The bottom line on the new Judith Harris book

If you think my theory is unnecessarily complex, just wait till you see what the theories will be like fifty years from now.

An excellent line but also a sign of trouble.  The final sentence is:

Making a virtue of necessity, I will leave it to other people to test my theory [TC: in fairness to Harris, she may be referring to her medical problems].

Nonetheless I like virtually everything she says.  The key point is that when it comes to environmental influences on our behavior, we are highly malleable avatars.  Tests which don’t recognize this will be misleading.  For instance if you are testing "birth rank" theories, submission within the family does not imply submissive behavior toward the outside world.  Of course the theory immediately gains an additional degree of freedom, both its blessing and curse.
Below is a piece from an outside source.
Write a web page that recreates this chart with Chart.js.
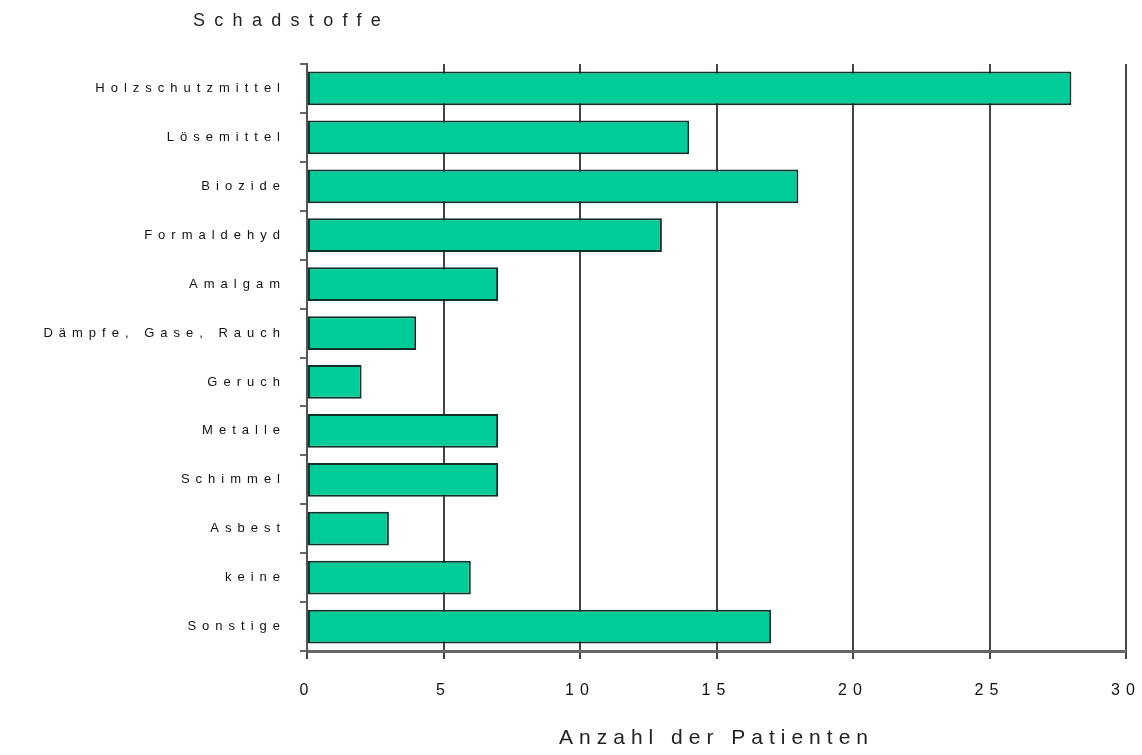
<!DOCTYPE html>
<html>
<head>
<meta charset="utf-8">
<script src="https://cdn.jsdelivr.net/npm/chart.js@4/dist/chart.umd.min.js"></script>
<style>
  html, body { margin: 0; padding: 0; background: #fff; }
  #wrap { position: relative; width: 1142px; height: 755px; }
  #title {
    position: absolute; left: 193px; top: 10px;
    font: 18px 'Liberation Sans', Arial, sans-serif;
    letter-spacing: 9.3px; color: #222;
  }
</style>
</head>
<body>
<div id="wrap">
  <div id="title">Schadstoffe</div>
  <canvas id="chart" width="1142" height="755"></canvas>
</div>
<script>
const categories = ['Holzschutzmittel', 'Lösemittel', 'Biozide', 'Formaldehyd', 'Amalgam',
  'Dämpfe, Gase, Rauch', 'Geruch', 'Metalle', 'Schimmel', 'Asbest', 'keine', 'Sonstige']
const patients = [28, 14, 18, 13, 7, 4, 2, 7, 7, 3, 6, 17]
const xTicks = [0, 5, 10, 15, 20, 25, 30]

// the old chart has wide letter spacing on every label
const spacing = {
  id: 'spacing',
  beforeUpdate: chart => { chart.ctx.letterSpacing = '6px' },
  beforeDraw: chart => { chart.ctx.letterSpacing = '6px' }
}

const canvas = document.querySelector('#chart')
const data = {
  labels: categories,
  datasets: [{
    data: patients,
    backgroundColor: '#00cc99',
    borderColor: '#0d3328',
    borderWidth: 2,
    borderSkipped: false,
    barPercentage: 0.69,
    categoryPercentage: 1
  }]
}

const options = {
  indexAxis: 'y',
  responsive: false,
  animation: false,
  layout: { padding: { top: 64, right: 0 } },
  plugins: { legend: { display: false }, tooltip: { enabled: false } },
  scales: {
    x: {
      min: 0,
      max: 30,
      afterBuildTicks: scale => { scale.ticks = xTicks.map(v => ({ value: v })) },
      afterFit: scale => {
        scale.height = 104
        scale.paddingRight = 16
      },
      border: { color: '#666', width: 3 },
      grid: { color: '#444', lineWidth: 2, tickLength: 8 },
      ticks: {
        color: '#111',
        padding: 22,
        font: { family: 'Liberation Sans', size: 16 }
      },
      title: {
        display: true,
        text: 'Anzahl der Patienten',
        color: '#222',
        padding: { top: 14 },
        font: { family: 'Liberation Sans', size: 21 }
      }
    },
    y: {
      afterFit: scale => { scale.width = 307 },
      border: { color: '#555', width: 2 },
      grid: { drawOnChartArea: false, color: '#666', lineWidth: 2, tickLength: 7, offset: true },
      ticks: {
        color: '#111',
        padding: 14,
        font: { family: 'Liberation Sans', size: 13 }
      }
    }
  }
}

new Chart(canvas, { type: 'bar', data, options, plugins: [spacing] })
</script>
</body>
</html>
The book is full of fascinating facts and interludes:

…people who are married to one of a pair of twins feel, on average, only so-so about the other twin; only 13 percent of the men and 7 percent of the women feel they could have fallen for their spouse’s twin.

Dead Ringers anyone?  Here is my previous post on the book.

The bottom line: All those young, anti-theocratic, and sometimes pro-democratic Iranian hotheads, for all their rebellious behavior against their parents, when push comes to shove will embrace nuclear weapons and a maximal sphere of regional influence.